DATA PROVIDED
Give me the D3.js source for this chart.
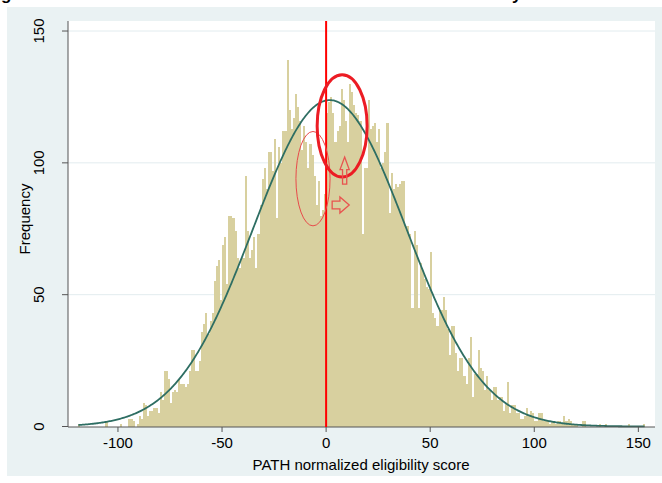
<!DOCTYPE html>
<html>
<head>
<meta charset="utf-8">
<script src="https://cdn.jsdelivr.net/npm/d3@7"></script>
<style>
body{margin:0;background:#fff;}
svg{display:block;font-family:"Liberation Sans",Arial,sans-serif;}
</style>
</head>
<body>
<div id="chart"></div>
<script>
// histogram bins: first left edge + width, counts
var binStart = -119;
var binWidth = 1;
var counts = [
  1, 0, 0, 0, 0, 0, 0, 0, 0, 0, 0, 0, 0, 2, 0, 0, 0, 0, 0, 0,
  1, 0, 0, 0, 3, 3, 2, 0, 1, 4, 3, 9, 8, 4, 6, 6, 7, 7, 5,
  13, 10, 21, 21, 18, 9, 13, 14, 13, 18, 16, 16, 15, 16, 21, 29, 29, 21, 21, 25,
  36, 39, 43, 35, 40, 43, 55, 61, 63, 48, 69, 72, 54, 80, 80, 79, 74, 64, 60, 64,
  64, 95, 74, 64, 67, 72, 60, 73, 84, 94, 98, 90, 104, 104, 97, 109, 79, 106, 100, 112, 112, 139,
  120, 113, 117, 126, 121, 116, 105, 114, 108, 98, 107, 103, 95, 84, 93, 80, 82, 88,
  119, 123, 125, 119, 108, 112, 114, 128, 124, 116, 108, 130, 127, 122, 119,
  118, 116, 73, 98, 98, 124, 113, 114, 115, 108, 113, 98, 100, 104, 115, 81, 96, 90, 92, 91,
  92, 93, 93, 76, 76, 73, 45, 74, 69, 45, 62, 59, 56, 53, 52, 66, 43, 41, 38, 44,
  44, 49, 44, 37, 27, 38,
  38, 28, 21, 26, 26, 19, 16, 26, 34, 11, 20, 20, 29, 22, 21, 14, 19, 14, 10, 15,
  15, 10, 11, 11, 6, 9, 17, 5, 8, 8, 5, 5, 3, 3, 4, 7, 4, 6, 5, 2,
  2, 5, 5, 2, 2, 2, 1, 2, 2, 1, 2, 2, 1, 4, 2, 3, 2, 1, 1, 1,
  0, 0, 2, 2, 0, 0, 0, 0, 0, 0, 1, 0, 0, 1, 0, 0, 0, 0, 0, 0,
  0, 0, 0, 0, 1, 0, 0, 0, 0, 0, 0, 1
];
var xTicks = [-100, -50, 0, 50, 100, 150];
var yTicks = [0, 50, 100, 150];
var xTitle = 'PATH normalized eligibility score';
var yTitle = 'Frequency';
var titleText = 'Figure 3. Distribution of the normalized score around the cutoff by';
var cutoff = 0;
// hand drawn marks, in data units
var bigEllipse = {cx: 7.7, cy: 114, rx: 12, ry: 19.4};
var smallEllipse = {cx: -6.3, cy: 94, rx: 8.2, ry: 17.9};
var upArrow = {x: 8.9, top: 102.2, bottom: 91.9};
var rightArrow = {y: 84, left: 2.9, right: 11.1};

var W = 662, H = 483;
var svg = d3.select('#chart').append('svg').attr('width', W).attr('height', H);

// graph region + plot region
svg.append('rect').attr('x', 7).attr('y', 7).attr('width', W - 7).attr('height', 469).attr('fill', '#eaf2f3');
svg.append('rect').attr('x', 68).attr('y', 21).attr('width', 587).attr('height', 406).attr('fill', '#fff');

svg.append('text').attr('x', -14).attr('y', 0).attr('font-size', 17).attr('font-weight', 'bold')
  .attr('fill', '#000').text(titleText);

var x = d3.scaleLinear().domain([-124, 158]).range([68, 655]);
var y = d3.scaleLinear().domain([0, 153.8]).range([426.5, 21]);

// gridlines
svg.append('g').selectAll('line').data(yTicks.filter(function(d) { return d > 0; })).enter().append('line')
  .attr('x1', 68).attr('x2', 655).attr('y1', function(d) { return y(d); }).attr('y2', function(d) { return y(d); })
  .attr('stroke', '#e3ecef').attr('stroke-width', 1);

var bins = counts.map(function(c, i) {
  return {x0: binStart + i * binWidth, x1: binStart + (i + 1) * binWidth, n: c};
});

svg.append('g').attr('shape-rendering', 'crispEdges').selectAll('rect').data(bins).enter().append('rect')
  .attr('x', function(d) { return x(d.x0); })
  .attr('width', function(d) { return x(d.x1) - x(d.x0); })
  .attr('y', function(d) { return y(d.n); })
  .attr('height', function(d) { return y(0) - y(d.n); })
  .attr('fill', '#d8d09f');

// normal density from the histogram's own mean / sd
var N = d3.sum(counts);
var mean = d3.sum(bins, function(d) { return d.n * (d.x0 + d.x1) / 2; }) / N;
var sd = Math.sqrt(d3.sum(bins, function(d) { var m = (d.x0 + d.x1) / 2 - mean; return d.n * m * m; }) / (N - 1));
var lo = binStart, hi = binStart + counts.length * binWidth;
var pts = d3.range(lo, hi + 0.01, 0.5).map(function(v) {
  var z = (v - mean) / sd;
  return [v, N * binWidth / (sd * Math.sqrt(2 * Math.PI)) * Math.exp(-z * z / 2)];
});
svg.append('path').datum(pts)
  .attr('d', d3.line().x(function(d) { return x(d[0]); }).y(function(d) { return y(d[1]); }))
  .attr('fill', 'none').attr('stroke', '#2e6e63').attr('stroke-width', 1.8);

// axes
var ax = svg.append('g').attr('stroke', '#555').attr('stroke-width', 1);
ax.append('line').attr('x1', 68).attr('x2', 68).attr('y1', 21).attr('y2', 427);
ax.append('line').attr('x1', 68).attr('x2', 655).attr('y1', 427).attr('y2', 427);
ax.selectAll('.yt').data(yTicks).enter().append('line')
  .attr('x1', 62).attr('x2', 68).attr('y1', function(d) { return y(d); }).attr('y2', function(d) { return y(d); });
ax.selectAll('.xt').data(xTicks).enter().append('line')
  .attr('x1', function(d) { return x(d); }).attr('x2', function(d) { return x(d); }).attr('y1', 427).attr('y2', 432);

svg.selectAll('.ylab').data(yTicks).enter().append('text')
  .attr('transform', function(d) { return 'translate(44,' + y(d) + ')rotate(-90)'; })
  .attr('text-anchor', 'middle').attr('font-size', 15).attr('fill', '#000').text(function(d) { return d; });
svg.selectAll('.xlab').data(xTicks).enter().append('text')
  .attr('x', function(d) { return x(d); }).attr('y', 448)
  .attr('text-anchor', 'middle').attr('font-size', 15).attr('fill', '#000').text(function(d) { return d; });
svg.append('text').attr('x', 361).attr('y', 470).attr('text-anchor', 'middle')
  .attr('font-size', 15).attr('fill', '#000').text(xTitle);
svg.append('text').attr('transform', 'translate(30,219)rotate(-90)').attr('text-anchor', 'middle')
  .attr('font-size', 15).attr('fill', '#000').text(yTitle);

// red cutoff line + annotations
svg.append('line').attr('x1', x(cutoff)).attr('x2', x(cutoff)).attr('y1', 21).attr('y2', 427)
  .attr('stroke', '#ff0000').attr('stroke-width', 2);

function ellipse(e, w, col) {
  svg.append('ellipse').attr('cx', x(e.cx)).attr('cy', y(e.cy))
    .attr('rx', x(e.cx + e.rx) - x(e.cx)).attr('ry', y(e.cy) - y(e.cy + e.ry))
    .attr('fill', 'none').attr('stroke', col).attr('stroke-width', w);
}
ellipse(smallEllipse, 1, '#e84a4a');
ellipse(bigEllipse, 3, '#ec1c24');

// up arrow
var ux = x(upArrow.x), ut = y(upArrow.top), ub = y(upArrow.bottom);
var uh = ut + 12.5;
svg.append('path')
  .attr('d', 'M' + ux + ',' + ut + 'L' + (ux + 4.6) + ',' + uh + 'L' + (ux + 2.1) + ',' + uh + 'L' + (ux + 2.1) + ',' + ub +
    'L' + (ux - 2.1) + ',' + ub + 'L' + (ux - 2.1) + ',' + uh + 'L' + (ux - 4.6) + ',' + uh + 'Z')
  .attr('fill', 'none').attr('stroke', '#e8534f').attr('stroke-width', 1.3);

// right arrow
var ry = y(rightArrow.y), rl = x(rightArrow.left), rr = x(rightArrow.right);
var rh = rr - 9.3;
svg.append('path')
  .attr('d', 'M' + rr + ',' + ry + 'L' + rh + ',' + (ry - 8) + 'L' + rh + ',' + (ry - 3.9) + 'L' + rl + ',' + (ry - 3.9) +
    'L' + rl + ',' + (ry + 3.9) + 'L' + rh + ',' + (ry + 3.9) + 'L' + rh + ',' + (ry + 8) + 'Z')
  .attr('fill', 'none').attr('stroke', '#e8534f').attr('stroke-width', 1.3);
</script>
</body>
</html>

--

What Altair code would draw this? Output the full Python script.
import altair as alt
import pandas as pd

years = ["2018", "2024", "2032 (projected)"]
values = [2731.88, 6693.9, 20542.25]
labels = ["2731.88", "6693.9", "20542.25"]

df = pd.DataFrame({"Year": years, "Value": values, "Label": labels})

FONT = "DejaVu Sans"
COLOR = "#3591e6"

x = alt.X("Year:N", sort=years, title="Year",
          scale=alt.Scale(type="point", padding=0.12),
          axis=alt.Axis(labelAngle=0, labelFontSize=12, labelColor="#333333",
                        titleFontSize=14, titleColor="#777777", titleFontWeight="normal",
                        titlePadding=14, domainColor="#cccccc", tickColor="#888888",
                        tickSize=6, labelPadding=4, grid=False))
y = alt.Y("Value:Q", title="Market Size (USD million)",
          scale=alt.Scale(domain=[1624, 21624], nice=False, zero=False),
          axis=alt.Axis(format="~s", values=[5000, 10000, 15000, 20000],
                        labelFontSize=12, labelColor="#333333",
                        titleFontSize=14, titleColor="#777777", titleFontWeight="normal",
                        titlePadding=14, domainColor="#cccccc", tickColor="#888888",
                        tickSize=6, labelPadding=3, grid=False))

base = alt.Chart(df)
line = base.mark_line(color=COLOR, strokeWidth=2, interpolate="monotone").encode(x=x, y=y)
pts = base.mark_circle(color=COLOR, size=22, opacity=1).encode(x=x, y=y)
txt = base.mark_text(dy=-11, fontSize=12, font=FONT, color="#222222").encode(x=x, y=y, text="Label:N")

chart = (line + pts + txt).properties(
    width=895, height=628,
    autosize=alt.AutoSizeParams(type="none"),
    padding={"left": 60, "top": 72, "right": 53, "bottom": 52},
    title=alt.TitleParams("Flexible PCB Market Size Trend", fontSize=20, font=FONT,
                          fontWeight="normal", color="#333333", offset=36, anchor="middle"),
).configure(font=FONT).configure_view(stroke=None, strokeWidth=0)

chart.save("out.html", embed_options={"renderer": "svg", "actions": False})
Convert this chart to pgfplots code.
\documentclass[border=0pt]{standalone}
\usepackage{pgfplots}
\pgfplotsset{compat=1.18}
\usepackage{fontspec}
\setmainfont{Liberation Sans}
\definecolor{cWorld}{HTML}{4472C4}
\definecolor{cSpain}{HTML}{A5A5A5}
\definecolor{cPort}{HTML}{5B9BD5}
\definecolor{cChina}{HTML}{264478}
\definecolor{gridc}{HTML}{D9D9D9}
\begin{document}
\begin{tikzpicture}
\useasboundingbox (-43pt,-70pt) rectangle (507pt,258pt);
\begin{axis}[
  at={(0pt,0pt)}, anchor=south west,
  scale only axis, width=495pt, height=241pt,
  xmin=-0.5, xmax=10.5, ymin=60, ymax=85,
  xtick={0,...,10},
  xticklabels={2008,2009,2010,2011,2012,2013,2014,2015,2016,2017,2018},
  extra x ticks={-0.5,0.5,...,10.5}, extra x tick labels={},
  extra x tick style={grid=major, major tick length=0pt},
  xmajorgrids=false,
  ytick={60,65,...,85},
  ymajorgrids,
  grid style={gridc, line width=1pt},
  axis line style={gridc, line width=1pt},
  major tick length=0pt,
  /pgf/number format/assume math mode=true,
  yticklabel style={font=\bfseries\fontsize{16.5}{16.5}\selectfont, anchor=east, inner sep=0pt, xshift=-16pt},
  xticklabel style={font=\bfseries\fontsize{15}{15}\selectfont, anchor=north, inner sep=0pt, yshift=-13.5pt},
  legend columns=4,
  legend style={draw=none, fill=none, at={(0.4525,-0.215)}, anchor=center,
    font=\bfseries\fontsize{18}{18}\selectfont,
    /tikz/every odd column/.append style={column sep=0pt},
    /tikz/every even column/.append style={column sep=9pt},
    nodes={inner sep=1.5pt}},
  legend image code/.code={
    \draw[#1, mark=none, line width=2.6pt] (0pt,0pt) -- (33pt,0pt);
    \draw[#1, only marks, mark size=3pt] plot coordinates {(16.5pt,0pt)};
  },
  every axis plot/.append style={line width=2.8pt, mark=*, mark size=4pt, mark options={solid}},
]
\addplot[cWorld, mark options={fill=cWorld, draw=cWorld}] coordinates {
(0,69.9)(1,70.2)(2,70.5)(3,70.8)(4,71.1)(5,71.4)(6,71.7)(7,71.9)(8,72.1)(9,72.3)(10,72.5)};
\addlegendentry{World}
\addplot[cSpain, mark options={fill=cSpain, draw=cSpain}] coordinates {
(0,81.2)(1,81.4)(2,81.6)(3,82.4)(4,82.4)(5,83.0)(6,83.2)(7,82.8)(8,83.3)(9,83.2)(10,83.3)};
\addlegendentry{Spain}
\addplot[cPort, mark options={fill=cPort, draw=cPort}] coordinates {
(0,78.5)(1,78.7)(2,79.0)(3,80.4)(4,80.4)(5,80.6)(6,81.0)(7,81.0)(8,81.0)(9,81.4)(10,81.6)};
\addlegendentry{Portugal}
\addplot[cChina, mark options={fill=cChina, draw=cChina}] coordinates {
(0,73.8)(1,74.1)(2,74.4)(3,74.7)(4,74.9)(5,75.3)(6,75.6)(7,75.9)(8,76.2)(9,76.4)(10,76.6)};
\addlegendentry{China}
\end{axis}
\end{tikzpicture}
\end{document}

TASK GOAL
Copy out every line from the material above in which the word "this" appears.

WRITTEN ANSWER
Give me the D3.js source for this chart.
What Altair code would draw this? Output the full Python script.
Convert this chart to pgfplots code.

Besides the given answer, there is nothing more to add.